En 2008, 19 % des français ont
bénéficié de ces << chèques vacances
».
* Source :
http://www.culture.gouv.fr/culture/actualites/politique/democratisation/faciliter.htm
? Tarification des festivals
Enfin, il semble intéressant de mentionner ici la
tarification des festivals. Cela évoque non seulement le niveau des prix
consentis mais aussi le lien entre le prix des places et l'ouverture des
concerts à des publics éloignés du spectacle vivant qui
est tout sauf direct. En effet nous pouvons noter le fait que la
distance entre le public et le spectacle n'est pas seulement
financière et spatiale mais aussi sociale et psychologique.
Cette brève mention de la tarification est aussi en
lien avec l'économie des festivals précédemment
étudiée, où nous avons pu voir combien les recettes
propres étaient cruciales dans les budgets : 36,5% en moyenne.
De même, elle nous amène à évoquer
la question de la gratuité, qui est divisée
entre deux positions opposées : ceux qui estiment qu'elle est une juste
contrepartie du fait que les festivals bénéficient de
volumineuses subventions publiques et ceux qui considèrent que le prix
n'est pas un facteur essentiel d'ouverture sociale et reste un marqueur
symbolique et pratique de tout spectacle.
Ainsi le prix moyen d'un billet de festival de musiques actuelles
est recensé à 19 € par le Centre National
de la Chanson, des Variétés et du Jazz -dit
CNV.*
Concernant la question de la gratuité, elle peut
être compréhensible et appréciable lorsqu'elle concerne un
festival hors norme et très fructueux. En revanche pour un festival de
musiques actuelles se développant en milieu rural et contribuant
déjà énormément au développement local, elle
ne semble pas être envisageable.

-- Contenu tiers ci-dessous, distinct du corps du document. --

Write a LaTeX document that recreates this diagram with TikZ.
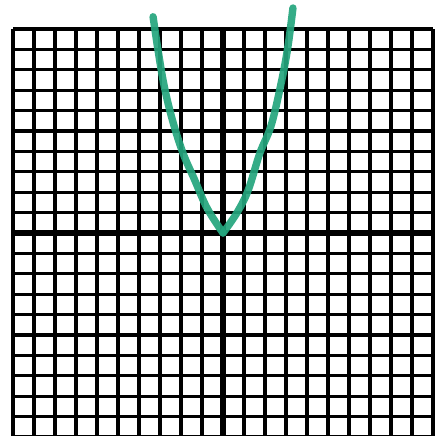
\documentclass[tikz,border=0pt]{standalone}
\usepackage{xcolor}
\usetikzlibrary{calc}
\definecolor{markergreen}{HTML}{24A57D}
\tikzset{
 sq grid/.style={line width=.95pt,draw=black,step={(1,1)}},
 sq axis/.style={line width=1.5pt,draw=black},
 marker pen/.style={draw=markergreen,line width=2.1pt,line cap=round,line join=round,opacity=.92}
}
\begin{document}
\begin{tikzpicture}[x=2.1mm,y=2.04mm]
\useasboundingbox (-10.62,-9.95) rectangle (10.38,11.42);
\clip (-10.62,-9.95) rectangle (10.38,11.42);
% graph paper
\draw[sq grid] (-10,-10.5) grid (10,10);
\draw[sq axis] (-10,0)--(10,0);
\draw[sq axis] (0,-10.5)--(0,10);
\coordinate (vertex) at (0,0);
% hand drawn parabola
\draw[marker pen] plot[smooth,tension=.6] coordinates {
 (-3.33,10.6) (-3.1,9) (-2.8,7.2) (-2.4,5.5) (-1.9,3.9) (-1.35,2.6) (-0.75,1.2) (vertex)};
\draw[marker pen] plot[smooth,tension=.6] coordinates {
 (vertex) (0.67,1) (1.2,2.1) (1.75,3.9) (2.3,5.3) (2.8,7.5) (3.1,9.2) (3.33,11.03)};
\end{tikzpicture}
\end{document}
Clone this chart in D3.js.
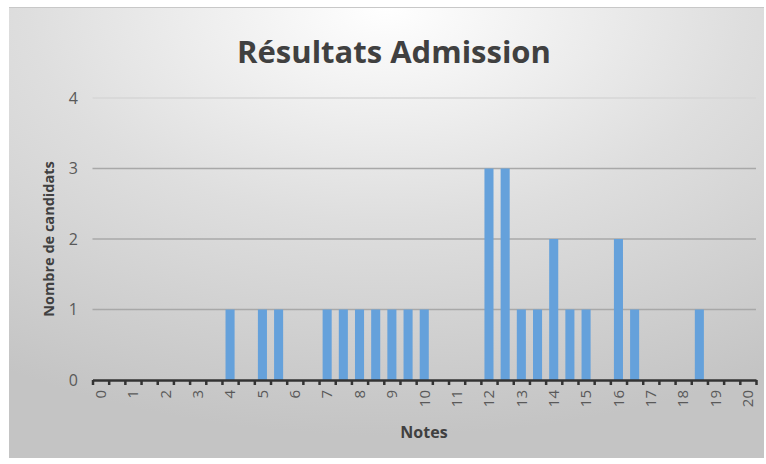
<!DOCTYPE html>
<html>
<head>
<meta charset="utf-8">
<script src="https://cdn.jsdelivr.net/npm/d3@7"></script>
<style>
  body { margin: 0; background: #fff; }
  svg { display: block; font-family: "Open Sans", "Liberation Sans", sans-serif; }
</style>
</head>
<body>
<svg id="chart" width="766" height="464"></svg>
<script>
// notes from 0 to 20 by half points
const notes = ["0","0.5","1","1.5","2","2.5","3","3.5","4","4.5","5","5.5","6","6.5","7","7.5","8","8.5","9","9.5",
               "10","10.5","11","11.5","12","12.5","13","13.5","14","14.5","15","15.5","16","16.5","17","17.5","18","18.5","19","19.5","20"];
const candidats = [0,0,0,0,0,0,0,0,1,0,1,1,0,0,1,1,1,1,1,1,
                   1,0,0,0,3,3,1,1,2,1,1,0,2,1,0,0,0,1,0,0,0];
const xLabels = ["0","1","2","3","4","5","6","7","8","9","10","11","12","13","14","15","16","17","18","19","20"];
const yTicks = [0,1,2,3,4];

const svg = d3.select('#chart');

// background gradient
const defs = svg.append('defs');
const grad = defs.append('radialGradient').attr('id','bg')
    .attr('cx','50%').attr('cy','0%').attr('r','95%')
    .attr('gradientUnits','objectBoundingBox');
grad.append('stop').attr('offset','0%').attr('stop-color','#ffffff');
grad.append('stop').attr('offset','50%').attr('stop-color','#dedede');
grad.append('stop').attr('offset','100%').attr('stop-color','#c4c4c4');

svg.append('rect')
    .attr('x',9).attr('y',7).attr('width',755).attr('height',451)
    .attr('fill','url(#bg)');
svg.append('line')
    .attr('x1',9).attr('x2',764).attr('y1',7.5).attr('y2',7.5)
    .attr('stroke','#c8c8c8').attr('stroke-width',1);

const pLeft = 92.5, pRight = 756, pTop = 98, pBottom = 380;

var x = d3.scaleBand().domain(notes).range([pLeft, pRight]).paddingInner(0.44).paddingOuter(0.22);
var xb = d3.scaleLinear().domain([0, notes.length]).range([pLeft, pRight]);
var y = d3.scaleLinear().domain([0,4]).range([pBottom, pTop]);

// grid
svg.append('g').selectAll('line').data(yTicks.filter(d => d > 0)).enter().append('line')
    .attr('x1', pLeft).attr('x2', pRight)
    .attr('y1', d => y(d)).attr('y2', d => y(d))
    .attr('stroke', d => d == 4 ? '#d6d6d6' : '#a8a8a8')
    .attr('stroke-width', 1.6);

// y labels
svg.append('g').selectAll('text').data(yTicks).enter().append('text')
    .attr('x', 78).attr('y', d => y(d)).attr('dy','0.35em')
    .attr('text-anchor','end')
    .attr('font-size', 16).attr('fill','#595959')
    .text(d => d);

// bars
svg.append('g').selectAll('rect').data(notes).enter().append('rect')
    .attr('x', d => x(d))
    .attr('width', x.bandwidth())
    .attr('y', (d,i) => y(candidats[i]))
    .attr('height', (d,i) => y(0) - y(candidats[i]))
    .attr('fill', '#65a1db');

// x axis: ticks between categories
const ax = svg.append('g')
    .attr('transform','translate(0,'+pBottom+')')
    .call(d3.axisBottom(xb).tickValues(d3.range(notes.length + 1)).tickSize(5).tickSizeOuter(0).tickFormat(''));
ax.select('.domain').attr('stroke','#333').attr('stroke-width',2.5);
ax.selectAll('.tick line').attr('stroke','#333').attr('stroke-width',2.5);

// x labels on integer notes
svg.append('g').selectAll('text').data(xLabels).enter().append('text')
    .attr('transform', d => 'translate(' + (x(d) + x.bandwidth()/2) + ',390) rotate(-90)')
    .attr('dy','0.35em')
    .attr('text-anchor','end')
    .attr('font-size', 15).attr('fill','#595959')
    .text(d => d);

// titles
svg.append('text')
    .attr('x', 394).attr('y', 63)
    .attr('text-anchor','middle')
    .attr('font-size', 31).attr('font-weight','bold').attr('fill','#404040')
    .text('Résultats Admission');

svg.append('text')
    .attr('transform','translate(54,239) rotate(-90)')
    .attr('text-anchor','middle')
    .attr('font-size', 14.5).attr('font-weight','bold').attr('fill','#404040')
    .text('Nombre de candidats');

svg.append('text')
    .attr('x', 424).attr('y', 438)
    .attr('text-anchor','middle')
    .attr('font-size', 16).attr('font-weight','bold').attr('fill','#404040')
    .text('Notes');
</script>
</body>
</html>
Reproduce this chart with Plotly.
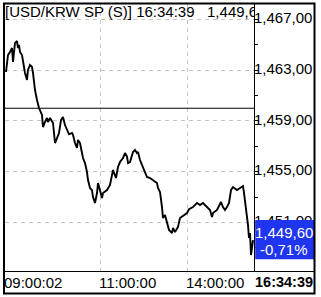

Nous verrons durant la partie
7 que ce genre de festivals propose qu'en même des services
gratuits en dehors de leur programmation, en nous appuyant sur les exemples des
Vieilles Charrues, de Musicalarue et de Jazz in Marciac.
*
* Source : CNV, étude de la perception de
la taxe sur les spectacles de variétés, Eléments
statistiques sur la diffusion des spectacles de variété et de
musiques actuelles en 2005, Paris, 2006.